Since its founding in 1998 as a subset of the CF Foundation’s care center network, the TDN has conducted more than 100 clinical studies for CF in a wide range of therapeutic areas, including modulators of the function of the mutated protein responsible for the disease, anti-infectives, anti-inflammatories, nutritional therapies, and airway surface liquid hydrators. These studies have resulted in more than 175 publications.

The success of the TDN has not only helped make new therapies available to people with CF; it also has allowed the TDN to serve as a role model for many other clinical research networks.

VON

The Vermont Oxford Network (VON) is a non-profit voluntary collaboration of health care professionals dedicated to improving the quality and safety of medical care for newborn infants and their families. Established in 1988, VON is today comprised of over 900 Neonatal Intensive Care Units around the world.

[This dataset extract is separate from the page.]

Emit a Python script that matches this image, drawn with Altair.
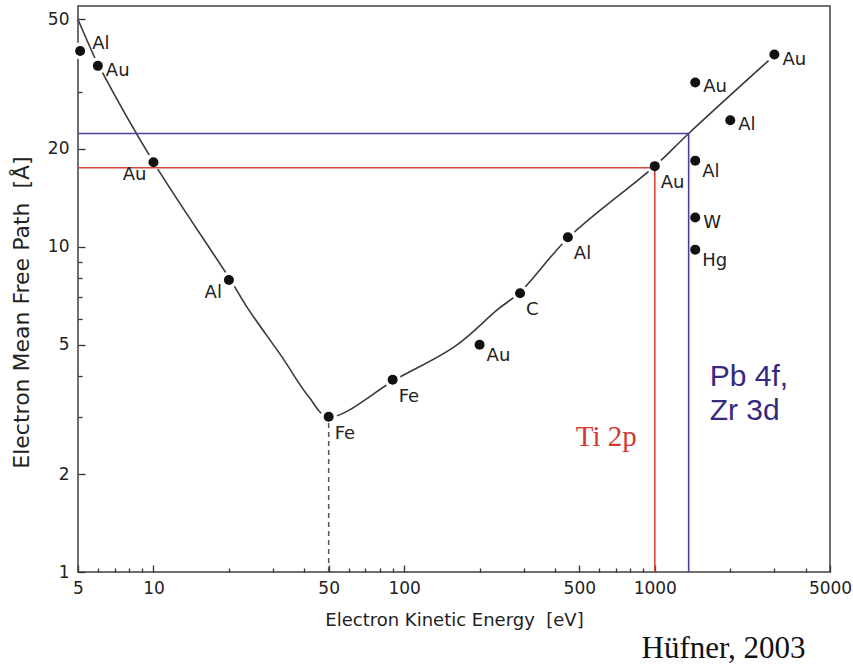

In support of its mission, VON maintains a database including information about the care and outcomes of high-risk newborn infants. The database provides unique, reliable and confidential data to participating units for use in quality management, process improvement, internal audit, and peer review.

Health care professionals from member institutions participate actively in clinical trials, long-term follow-up studies, and epidemiologic and outcomes research. Members also have the option of participating in VON’s Quality Improvement Collaboratives for Neonatology consisting of multidisciplinary improvement teams working together to identify and implement better practices aimed at achieving measurable improvements in quality and safety.

VON disseminates the results of its work in publications, in scientific articles in peer reviewed medical journals, and on its web site (www.vtoxford.org). The Network also sponsors an Annual Meeting for individuals from member institutions and an Annual Quality Congress for Neonatology open by registration to all interested health professionals, facilitating communication both within VON and between VON and other interested professionals and groups.